_The request_
Omit the images. Copy each entry word for word.

_Exercise materials_
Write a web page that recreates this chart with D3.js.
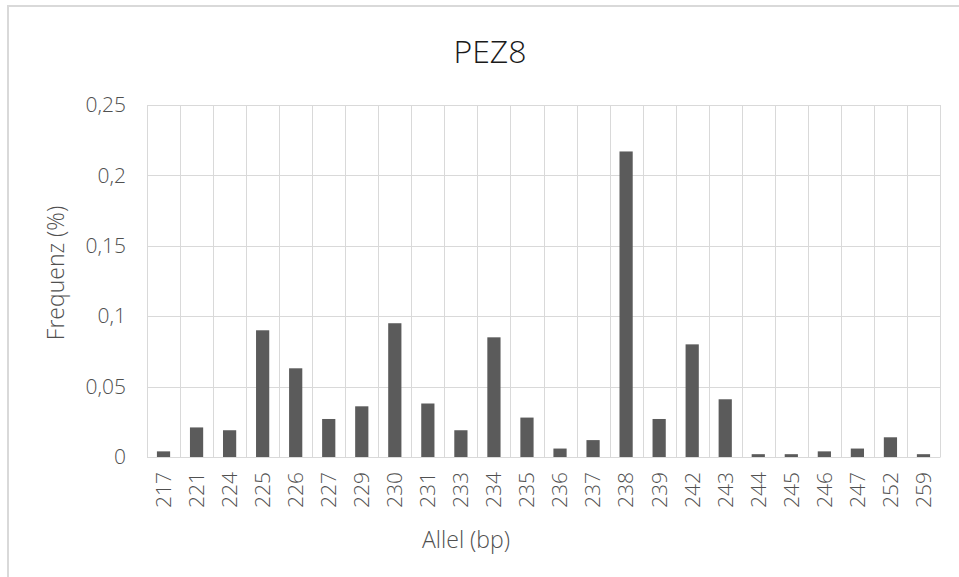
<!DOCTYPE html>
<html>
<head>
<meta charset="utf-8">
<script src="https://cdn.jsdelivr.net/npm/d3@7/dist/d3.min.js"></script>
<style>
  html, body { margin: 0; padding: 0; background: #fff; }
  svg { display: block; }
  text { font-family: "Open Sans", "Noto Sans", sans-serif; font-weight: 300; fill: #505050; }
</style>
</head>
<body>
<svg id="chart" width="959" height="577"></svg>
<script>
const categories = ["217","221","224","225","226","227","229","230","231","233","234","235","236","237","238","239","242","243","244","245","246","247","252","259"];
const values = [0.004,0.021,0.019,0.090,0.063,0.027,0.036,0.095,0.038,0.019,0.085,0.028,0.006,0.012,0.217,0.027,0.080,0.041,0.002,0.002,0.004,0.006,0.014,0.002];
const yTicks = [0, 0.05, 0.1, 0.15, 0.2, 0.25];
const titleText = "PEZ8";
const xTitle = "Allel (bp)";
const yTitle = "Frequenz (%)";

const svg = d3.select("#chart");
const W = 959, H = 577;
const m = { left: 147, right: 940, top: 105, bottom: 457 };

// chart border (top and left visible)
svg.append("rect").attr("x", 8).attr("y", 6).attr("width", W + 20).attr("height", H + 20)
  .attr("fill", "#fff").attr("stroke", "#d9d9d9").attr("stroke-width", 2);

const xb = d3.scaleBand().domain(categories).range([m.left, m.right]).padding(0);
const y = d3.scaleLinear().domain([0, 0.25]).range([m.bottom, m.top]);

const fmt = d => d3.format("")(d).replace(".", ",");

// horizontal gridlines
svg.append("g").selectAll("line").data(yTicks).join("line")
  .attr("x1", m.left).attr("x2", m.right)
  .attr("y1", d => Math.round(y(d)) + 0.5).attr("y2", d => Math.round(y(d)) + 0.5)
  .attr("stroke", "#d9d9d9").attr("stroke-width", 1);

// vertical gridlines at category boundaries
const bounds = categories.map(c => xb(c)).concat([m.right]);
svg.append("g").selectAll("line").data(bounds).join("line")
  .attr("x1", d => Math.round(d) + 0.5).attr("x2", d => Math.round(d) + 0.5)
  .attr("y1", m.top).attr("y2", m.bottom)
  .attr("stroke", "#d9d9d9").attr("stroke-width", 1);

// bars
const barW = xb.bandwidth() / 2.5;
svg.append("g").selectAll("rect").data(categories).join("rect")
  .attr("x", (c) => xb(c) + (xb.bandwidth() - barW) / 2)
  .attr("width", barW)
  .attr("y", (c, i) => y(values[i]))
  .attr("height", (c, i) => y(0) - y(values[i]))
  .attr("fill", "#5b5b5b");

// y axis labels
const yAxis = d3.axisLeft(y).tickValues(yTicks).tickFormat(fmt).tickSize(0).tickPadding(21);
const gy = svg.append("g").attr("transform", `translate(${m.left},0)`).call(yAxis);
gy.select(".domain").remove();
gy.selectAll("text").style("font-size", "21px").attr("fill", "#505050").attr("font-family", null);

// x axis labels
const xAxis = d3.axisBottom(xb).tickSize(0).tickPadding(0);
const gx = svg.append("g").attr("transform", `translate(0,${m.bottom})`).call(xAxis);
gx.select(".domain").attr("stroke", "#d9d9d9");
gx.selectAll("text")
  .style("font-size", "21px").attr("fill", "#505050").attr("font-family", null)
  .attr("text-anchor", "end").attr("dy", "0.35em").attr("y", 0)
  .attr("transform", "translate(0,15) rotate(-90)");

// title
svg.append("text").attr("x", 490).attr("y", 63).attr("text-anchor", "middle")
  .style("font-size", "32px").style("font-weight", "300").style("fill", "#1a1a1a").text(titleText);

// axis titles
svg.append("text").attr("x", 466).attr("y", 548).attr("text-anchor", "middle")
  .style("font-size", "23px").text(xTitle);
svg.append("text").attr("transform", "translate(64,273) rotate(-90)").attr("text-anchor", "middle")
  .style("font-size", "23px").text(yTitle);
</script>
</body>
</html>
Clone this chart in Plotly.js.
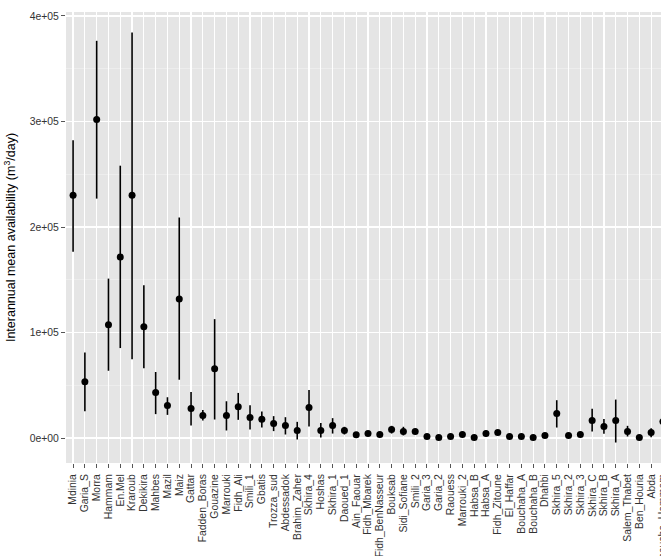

_The output_
Write a web page that recreates this chart with D3.js.
<!DOCTYPE html>
<html>
<head>
<meta charset="utf-8">
<script src="https://cdn.jsdelivr.net/npm/d3@7/dist/d3.min.js"></script>
<style>
  html, body { margin: 0; padding: 0; background: #fff; }
  svg { display: block; }
  text { font-family: "Open Sans", "Noto Sans", sans-serif; font-weight: 300; fill: #505050; }
</style>
</head>
<body>
<svg id="chart" width="959" height="577"></svg>
<script>
const categories = ["217","221","224","225","226","227","229","230","231","233","234","235","236","237","238","239","242","243","244","245","246","247","252","259"];
const values = [0.004,0.021,0.019,0.090,0.063,0.027,0.036,0.095,0.038,0.019,0.085,0.028,0.006,0.012,0.217,0.027,0.080,0.041,0.002,0.002,0.004,0.006,0.014,0.002];
const yTicks = [0, 0.05, 0.1, 0.15, 0.2, 0.25];
const titleText = "PEZ8";
const xTitle = "Allel (bp)";
const yTitle = "Frequenz (%)";

const svg = d3.select("#chart");
const W = 959, H = 577;
const m = { left: 147, right: 940, top: 105, bottom: 457 };

// chart border (top and left visible)
svg.append("rect").attr("x", 8).attr("y", 6).attr("width", W + 20).attr("height", H + 20)
  .attr("fill", "#fff").attr("stroke", "#d9d9d9").attr("stroke-width", 2);

const xb = d3.scaleBand().domain(categories).range([m.left, m.right]).padding(0);
const y = d3.scaleLinear().domain([0, 0.25]).range([m.bottom, m.top]);

const fmt = d => d3.format("")(d).replace(".", ",");

// horizontal gridlines
svg.append("g").selectAll("line").data(yTicks).join("line")
  .attr("x1", m.left).attr("x2", m.right)
  .attr("y1", d => Math.round(y(d)) + 0.5).attr("y2", d => Math.round(y(d)) + 0.5)
  .attr("stroke", "#d9d9d9").attr("stroke-width", 1);

// vertical gridlines at category boundaries
const bounds = categories.map(c => xb(c)).concat([m.right]);
svg.append("g").selectAll("line").data(bounds).join("line")
  .attr("x1", d => Math.round(d) + 0.5).attr("x2", d => Math.round(d) + 0.5)
  .attr("y1", m.top).attr("y2", m.bottom)
  .attr("stroke", "#d9d9d9").attr("stroke-width", 1);

// bars
const barW = xb.bandwidth() / 2.5;
svg.append("g").selectAll("rect").data(categories).join("rect")
  .attr("x", (c) => xb(c) + (xb.bandwidth() - barW) / 2)
  .attr("width", barW)
  .attr("y", (c, i) => y(values[i]))
  .attr("height", (c, i) => y(0) - y(values[i]))
  .attr("fill", "#5b5b5b");

// y axis labels
const yAxis = d3.axisLeft(y).tickValues(yTicks).tickFormat(fmt).tickSize(0).tickPadding(21);
const gy = svg.append("g").attr("transform", `translate(${m.left},0)`).call(yAxis);
gy.select(".domain").remove();
gy.selectAll("text").style("font-size", "21px").attr("fill", "#505050").attr("font-family", null);

// x axis labels
const xAxis = d3.axisBottom(xb).tickSize(0).tickPadding(0);
const gx = svg.append("g").attr("transform", `translate(0,${m.bottom})`).call(xAxis);
gx.select(".domain").attr("stroke", "#d9d9d9");
gx.selectAll("text")
  .style("font-size", "21px").attr("fill", "#505050").attr("font-family", null)
  .attr("text-anchor", "end").attr("dy", "0.35em").attr("y", 0)
  .attr("transform", "translate(0,15) rotate(-90)");

// title
svg.append("text").attr("x", 490).attr("y", 63).attr("text-anchor", "middle")
  .style("font-size", "32px").style("font-weight", "300").style("fill", "#1a1a1a").text(titleText);

// axis titles
svg.append("text").attr("x", 466).attr("y", 548).attr("text-anchor", "middle")
  .style("font-size", "23px").text(xTitle);
svg.append("text").attr("transform", "translate(64,273) rotate(-90)").attr("text-anchor", "middle")
  .style("font-size", "23px").text(yTitle);
</script>
</body>
</html>
Clone this chart in Plotly.js.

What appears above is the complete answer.